Repeat verbatim only the lines from the one with "Emit a Python" through the one with "empresa promueve la", both ends kept. Pictures stay out.

(Data items)
## Begin

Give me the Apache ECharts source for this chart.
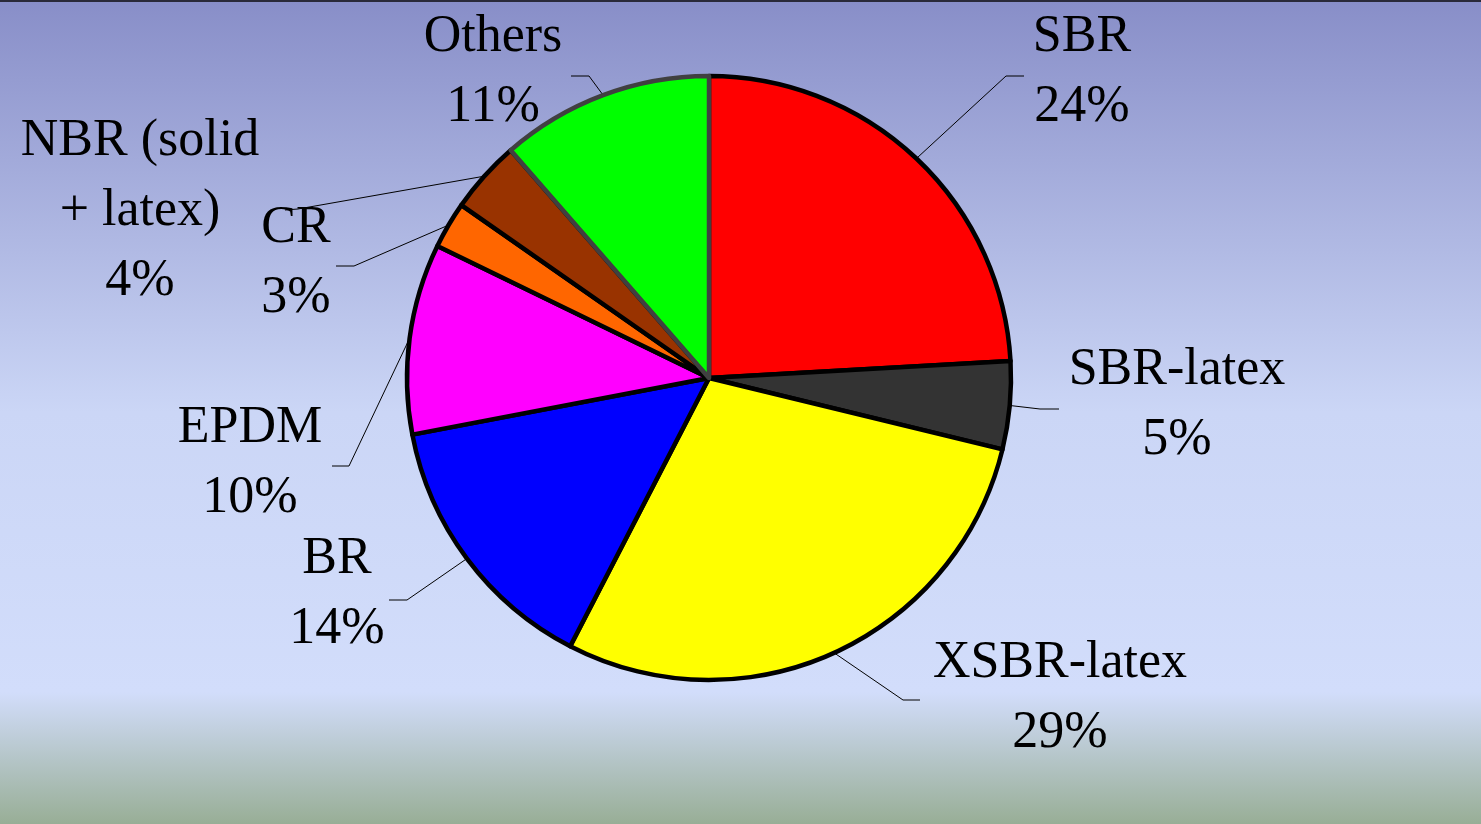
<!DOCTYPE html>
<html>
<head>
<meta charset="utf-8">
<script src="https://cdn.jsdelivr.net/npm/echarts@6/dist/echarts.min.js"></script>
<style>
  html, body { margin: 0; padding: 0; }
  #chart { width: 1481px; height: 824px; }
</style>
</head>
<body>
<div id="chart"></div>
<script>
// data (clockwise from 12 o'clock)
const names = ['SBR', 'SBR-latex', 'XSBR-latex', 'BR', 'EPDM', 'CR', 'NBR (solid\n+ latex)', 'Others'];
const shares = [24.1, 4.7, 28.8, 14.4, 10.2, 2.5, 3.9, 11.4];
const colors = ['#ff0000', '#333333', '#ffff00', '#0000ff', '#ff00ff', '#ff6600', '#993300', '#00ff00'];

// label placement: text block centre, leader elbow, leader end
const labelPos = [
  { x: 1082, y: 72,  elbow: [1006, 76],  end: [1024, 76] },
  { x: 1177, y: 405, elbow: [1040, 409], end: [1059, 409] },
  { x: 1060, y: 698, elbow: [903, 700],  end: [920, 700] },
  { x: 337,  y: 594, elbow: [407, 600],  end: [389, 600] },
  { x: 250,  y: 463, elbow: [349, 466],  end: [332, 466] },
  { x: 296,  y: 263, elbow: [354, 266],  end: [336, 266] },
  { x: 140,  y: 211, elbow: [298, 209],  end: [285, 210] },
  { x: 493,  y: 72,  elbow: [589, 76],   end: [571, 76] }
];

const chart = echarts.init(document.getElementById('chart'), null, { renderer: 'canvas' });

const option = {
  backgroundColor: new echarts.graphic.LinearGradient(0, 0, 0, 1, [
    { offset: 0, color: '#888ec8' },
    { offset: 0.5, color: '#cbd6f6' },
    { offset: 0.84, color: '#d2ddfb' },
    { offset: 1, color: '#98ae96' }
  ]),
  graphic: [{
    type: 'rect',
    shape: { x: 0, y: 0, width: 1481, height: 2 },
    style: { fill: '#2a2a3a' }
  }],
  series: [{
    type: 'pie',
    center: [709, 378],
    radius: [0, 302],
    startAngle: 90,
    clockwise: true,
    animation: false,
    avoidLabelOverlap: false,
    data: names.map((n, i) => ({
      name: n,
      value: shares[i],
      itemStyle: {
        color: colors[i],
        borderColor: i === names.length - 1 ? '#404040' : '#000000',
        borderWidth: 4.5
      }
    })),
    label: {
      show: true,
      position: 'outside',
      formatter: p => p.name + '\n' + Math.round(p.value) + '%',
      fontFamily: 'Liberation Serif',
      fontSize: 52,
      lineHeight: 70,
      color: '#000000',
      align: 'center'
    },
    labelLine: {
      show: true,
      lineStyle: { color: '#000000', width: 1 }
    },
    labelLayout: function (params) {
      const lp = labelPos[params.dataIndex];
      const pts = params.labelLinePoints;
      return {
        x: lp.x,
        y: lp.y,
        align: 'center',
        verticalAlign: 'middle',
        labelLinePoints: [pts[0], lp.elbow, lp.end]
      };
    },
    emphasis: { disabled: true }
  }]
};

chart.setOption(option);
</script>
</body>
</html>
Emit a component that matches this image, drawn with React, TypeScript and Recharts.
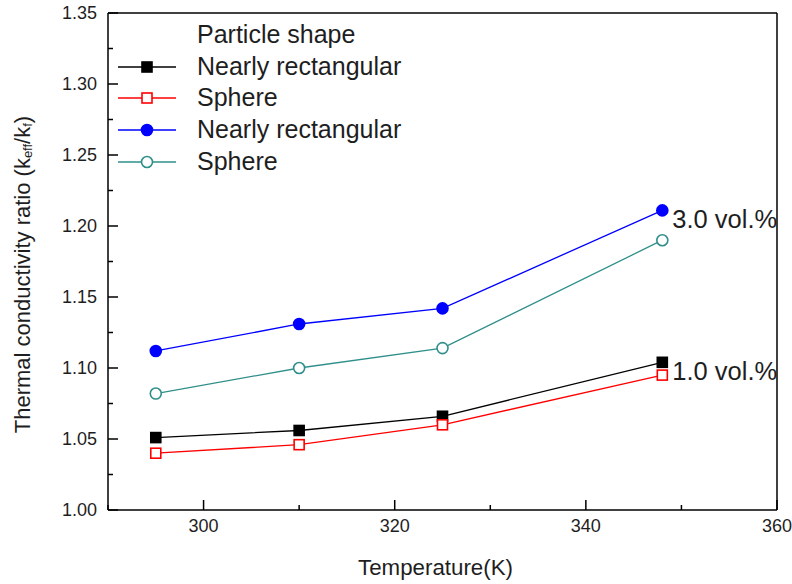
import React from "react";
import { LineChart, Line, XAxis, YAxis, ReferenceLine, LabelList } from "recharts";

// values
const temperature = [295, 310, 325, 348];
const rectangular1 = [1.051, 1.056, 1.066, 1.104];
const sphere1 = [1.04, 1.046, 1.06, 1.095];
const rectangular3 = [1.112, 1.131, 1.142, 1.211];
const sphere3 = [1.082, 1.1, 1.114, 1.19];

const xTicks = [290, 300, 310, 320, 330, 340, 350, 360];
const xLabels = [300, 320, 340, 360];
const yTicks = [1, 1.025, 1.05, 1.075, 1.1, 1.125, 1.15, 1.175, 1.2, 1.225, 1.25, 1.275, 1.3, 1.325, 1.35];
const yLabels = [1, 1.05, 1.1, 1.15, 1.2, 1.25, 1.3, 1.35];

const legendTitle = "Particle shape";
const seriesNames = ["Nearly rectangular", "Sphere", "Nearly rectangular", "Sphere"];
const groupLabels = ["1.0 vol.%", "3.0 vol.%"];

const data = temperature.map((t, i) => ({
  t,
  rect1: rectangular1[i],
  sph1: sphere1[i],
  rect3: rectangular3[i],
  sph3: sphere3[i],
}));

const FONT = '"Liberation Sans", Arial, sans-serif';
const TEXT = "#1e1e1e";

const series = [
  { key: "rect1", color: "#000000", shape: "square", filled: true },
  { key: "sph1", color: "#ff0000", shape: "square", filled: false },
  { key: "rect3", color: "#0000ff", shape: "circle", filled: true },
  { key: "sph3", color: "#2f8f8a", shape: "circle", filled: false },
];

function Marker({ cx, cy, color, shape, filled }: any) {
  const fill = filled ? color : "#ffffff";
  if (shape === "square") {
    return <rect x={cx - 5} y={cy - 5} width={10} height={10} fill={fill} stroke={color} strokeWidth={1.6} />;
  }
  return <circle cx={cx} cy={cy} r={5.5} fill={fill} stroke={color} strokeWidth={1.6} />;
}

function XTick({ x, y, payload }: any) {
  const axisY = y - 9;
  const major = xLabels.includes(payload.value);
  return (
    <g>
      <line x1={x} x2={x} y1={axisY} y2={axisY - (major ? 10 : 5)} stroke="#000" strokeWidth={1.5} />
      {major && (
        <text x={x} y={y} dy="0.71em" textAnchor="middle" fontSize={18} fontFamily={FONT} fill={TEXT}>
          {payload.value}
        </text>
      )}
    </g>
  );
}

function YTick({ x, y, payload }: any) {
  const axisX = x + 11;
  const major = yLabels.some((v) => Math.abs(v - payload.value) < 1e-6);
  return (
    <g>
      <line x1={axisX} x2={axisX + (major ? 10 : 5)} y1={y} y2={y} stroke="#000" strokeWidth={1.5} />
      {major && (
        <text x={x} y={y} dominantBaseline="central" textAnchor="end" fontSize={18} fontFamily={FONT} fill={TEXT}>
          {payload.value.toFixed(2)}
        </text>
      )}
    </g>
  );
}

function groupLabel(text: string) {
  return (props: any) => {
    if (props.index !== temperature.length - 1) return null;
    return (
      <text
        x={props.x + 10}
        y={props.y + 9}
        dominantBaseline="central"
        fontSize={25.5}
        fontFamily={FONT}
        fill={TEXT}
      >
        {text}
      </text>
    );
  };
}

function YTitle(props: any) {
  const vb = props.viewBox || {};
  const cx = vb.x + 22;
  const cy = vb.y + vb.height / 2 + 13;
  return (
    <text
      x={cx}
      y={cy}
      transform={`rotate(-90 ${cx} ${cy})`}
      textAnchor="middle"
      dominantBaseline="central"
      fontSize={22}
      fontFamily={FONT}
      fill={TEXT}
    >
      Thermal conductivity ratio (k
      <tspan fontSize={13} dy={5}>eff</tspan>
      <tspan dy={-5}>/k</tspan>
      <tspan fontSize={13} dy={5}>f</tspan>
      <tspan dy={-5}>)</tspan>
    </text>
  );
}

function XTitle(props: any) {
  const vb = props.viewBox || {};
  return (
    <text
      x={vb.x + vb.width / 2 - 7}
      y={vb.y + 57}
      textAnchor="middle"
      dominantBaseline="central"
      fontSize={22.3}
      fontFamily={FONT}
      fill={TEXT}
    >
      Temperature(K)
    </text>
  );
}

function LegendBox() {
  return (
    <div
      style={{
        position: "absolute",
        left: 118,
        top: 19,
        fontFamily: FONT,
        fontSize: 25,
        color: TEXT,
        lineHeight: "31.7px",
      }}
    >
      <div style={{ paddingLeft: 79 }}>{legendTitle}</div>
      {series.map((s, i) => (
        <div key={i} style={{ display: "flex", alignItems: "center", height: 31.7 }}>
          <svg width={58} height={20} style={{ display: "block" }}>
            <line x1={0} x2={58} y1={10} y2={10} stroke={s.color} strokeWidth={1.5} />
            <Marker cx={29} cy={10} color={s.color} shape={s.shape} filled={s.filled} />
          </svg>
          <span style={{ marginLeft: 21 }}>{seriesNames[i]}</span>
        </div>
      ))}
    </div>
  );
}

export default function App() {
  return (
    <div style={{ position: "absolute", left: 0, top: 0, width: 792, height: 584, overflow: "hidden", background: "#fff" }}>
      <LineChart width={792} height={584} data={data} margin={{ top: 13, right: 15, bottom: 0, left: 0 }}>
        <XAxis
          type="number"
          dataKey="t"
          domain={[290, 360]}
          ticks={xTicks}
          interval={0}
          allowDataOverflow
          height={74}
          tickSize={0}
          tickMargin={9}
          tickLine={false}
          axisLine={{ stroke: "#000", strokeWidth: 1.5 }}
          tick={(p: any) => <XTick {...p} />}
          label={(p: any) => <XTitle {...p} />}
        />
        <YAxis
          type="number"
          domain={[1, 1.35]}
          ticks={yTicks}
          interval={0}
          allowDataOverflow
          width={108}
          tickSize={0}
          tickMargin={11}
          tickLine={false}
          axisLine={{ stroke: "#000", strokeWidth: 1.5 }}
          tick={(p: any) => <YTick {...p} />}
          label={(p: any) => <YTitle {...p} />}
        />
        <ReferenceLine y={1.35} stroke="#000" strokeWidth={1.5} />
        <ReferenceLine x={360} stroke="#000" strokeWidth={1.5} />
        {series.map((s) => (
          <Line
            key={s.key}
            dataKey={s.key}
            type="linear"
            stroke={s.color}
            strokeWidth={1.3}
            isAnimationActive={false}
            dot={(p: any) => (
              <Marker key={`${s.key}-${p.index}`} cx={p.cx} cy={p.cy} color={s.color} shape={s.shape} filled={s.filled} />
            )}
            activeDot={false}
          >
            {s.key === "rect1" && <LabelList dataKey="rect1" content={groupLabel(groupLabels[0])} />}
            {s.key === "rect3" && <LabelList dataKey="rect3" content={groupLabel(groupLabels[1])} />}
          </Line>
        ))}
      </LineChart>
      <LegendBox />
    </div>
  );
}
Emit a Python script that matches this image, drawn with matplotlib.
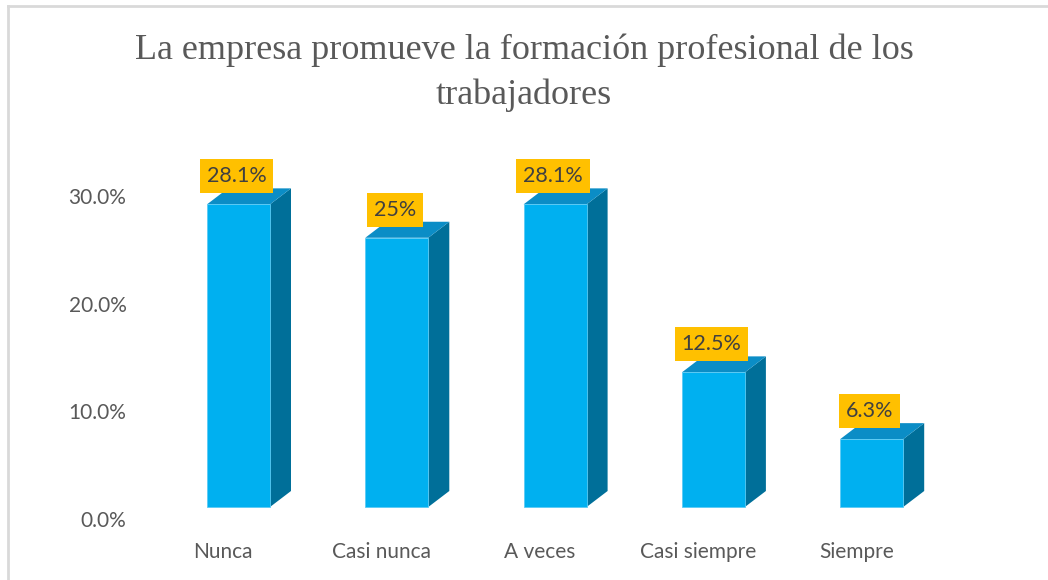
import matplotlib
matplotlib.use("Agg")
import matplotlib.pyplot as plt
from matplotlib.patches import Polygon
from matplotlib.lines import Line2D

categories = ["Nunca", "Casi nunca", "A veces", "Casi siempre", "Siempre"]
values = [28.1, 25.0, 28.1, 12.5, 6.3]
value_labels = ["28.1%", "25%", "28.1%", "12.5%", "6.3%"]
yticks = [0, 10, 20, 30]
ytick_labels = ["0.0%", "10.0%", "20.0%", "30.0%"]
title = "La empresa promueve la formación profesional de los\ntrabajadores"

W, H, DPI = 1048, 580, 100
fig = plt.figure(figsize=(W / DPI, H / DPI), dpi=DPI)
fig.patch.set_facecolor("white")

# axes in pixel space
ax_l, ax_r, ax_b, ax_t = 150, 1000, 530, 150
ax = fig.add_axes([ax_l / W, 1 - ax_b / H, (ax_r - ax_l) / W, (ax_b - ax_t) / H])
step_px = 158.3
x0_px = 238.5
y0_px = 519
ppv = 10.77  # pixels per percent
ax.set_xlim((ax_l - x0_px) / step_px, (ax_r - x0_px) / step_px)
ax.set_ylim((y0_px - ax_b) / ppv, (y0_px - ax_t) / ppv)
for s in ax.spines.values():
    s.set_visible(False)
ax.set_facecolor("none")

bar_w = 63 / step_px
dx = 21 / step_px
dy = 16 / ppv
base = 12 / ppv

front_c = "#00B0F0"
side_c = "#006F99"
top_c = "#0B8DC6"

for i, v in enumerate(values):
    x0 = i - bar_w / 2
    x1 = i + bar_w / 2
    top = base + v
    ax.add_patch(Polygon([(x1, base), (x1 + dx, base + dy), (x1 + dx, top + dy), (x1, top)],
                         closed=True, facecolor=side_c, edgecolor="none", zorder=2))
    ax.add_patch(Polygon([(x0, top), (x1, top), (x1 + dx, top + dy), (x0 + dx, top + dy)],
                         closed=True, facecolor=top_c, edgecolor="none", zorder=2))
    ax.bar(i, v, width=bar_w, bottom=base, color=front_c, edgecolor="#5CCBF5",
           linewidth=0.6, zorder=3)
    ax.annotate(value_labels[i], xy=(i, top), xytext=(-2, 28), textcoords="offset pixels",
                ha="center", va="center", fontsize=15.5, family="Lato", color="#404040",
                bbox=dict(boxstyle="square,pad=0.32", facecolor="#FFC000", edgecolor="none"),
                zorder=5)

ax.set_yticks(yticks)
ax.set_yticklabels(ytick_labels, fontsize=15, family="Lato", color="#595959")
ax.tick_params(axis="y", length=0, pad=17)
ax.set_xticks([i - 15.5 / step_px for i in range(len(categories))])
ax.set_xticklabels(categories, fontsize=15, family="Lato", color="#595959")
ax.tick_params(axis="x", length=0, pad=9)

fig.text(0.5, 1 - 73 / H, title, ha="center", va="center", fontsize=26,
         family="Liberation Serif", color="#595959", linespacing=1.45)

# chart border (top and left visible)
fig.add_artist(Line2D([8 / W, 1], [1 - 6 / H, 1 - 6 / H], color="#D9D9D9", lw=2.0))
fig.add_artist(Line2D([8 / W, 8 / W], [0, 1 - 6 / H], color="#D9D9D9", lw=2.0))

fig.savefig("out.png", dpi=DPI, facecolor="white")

## End

__Exercise answer__.
Emit a Python script that matches this image, drawn with matplotlib.
import matplotlib
matplotlib.use("Agg")
import matplotlib.pyplot as plt
from matplotlib.patches import Polygon
from matplotlib.lines import Line2D

categories = ["Nunca", "Casi nunca", "A veces", "Casi siempre", "Siempre"]
values = [28.1, 25.0, 28.1, 12.5, 6.3]
value_labels = ["28.1%", "25%", "28.1%", "12.5%", "6.3%"]
yticks = [0, 10, 20, 30]
ytick_labels = ["0.0%", "10.0%", "20.0%", "30.0%"]
title = "La empresa promueve la formación profesional de los\ntrabajadores"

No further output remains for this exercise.